INDIANAPOLIS (AP) -Colts running back Kenton Keith walked into a whole new world Monday afternoon. His cell phone was ringing and reporters surrounded his locker.
The former Canadian Football League player, who never had a serious chance in the NFL till this season, had become an instant star.
“I knew I could do it,” Keith said. “It was just a matter of feeling comfortable with the game, the tempo of the offense and my position as a whole.”
For months, people around Indianapolis worried about the backup to feature back Joseph Addai. Critics and online message boards constantly asked: Who is Kenton Keith, and why would the Colts go into the season with someone so untested?
Keith heard everything, and Sunday he quieted all those doubts.
Like unknown Colts running backs before him, most notably James Mungro and Dominic Rhodes, Keith had an emphatic answer in his first career start. He ran 28 times for 121 yards and two touchdowns, caught five passes for 37 yards and, perhaps most important, protected Super Bowl MVP Peyton Manning in passing situations.
Nobody seemed to notice that Addai was out with a bruised shoulder.
“I’m more proud of me being in there and keeping my wind,” said Keith, who never had more than 17 carries in a pro game till Sunday. “I’d not really had a chance to go more than six or seven plays in a row in a game before this, and the week before I was tired after running five in a row.”
It’s not that Keith didn’t have talent, he simply got lost in the shuffle.
In four CFL seasons, he ran for more than 3,800 yards, topped 1,000 yards twice, caught 52 passes in 2006 with Saskatchewan and had eight TD receptions in 2003.
He also wanted to add to his family lineage.
One of his cousins is former NFL running back Roger Craig, the first player in league history to top 1,000 yards rushing and receiving in the same season. Another cousin is Ahman Green, who had six 1,000-yard seasons in Green Bay before joining Houston this year, and his father, Percy, like Green and Craig, was a running back at Nebraska.
Unlike his cousins and dad, though, Keith wound up going at New Mexico State where he rushed for 2,134 yards in 39 career games and dropped off the radar of most NFL teams.
One, the New York Jets, signed him in 2004 – after his first CFL season. Buried behind Curtis Martin, LaMont Jordan and B.J. Askew, the Jets cut him before training camp opened and Keith headed back to Saskatchewan.
“At the time, I didn’t know what a training camp body was,” Keith said. “When I left, I knew what it was. They didn’t really need me.”

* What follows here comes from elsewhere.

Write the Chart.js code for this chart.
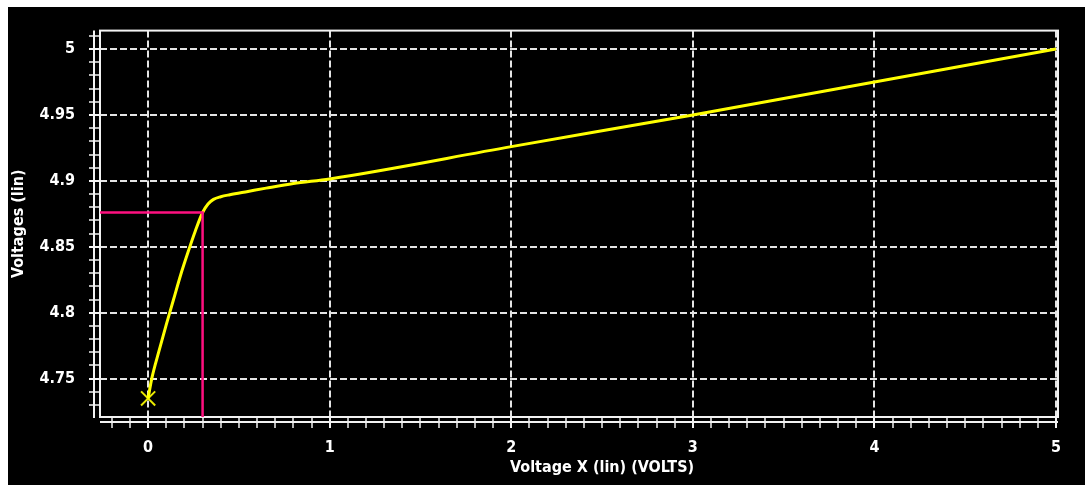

One game changed everything.
Some contend the Colts (5-0) could put almost anyone in the backfield and have a 100-yard rusher, and there is a hint of truth to that. Mungro, primarily a short-yardage back during his five seasons with the Colts, ran for 114 yards and a touchdown in his starting debut against Philadelphia in 2002 and Rhodes ran for more 1,104 yards in 10 games – an NFL record for undrafted rookies – in 2001.
Yet the Colts insist there’s more to playing the position than impressive stats.
“Most of the backs that come into this league can run,” Dungy said. “It’s the other things where experience comes into play, things like pass protection, audibles and route-running. We weren’t really on the lookout for an experienced guy once we saw the guys in the preseason. We felt they’d be fine.”
Now Keith is the toast of his native Omaha, Neb., and Indianapolis.
He had 87 missed calls by the time he made it back to the locker room Sunday, and heard tales of Omaha hangouts being filled with old fans watching the Colts game.
But the 27-year-old isn’t overwhelmed by his new fame.
“I think people are expecting me to be overjoyed or whatever word you want to use,” Keith said. “I just did what I’ve been doing.
“I don’t know what they’ll do right now. I’m pretty sure if they go with me or with me and Joe, yesterday gave them the confidence I can do it.”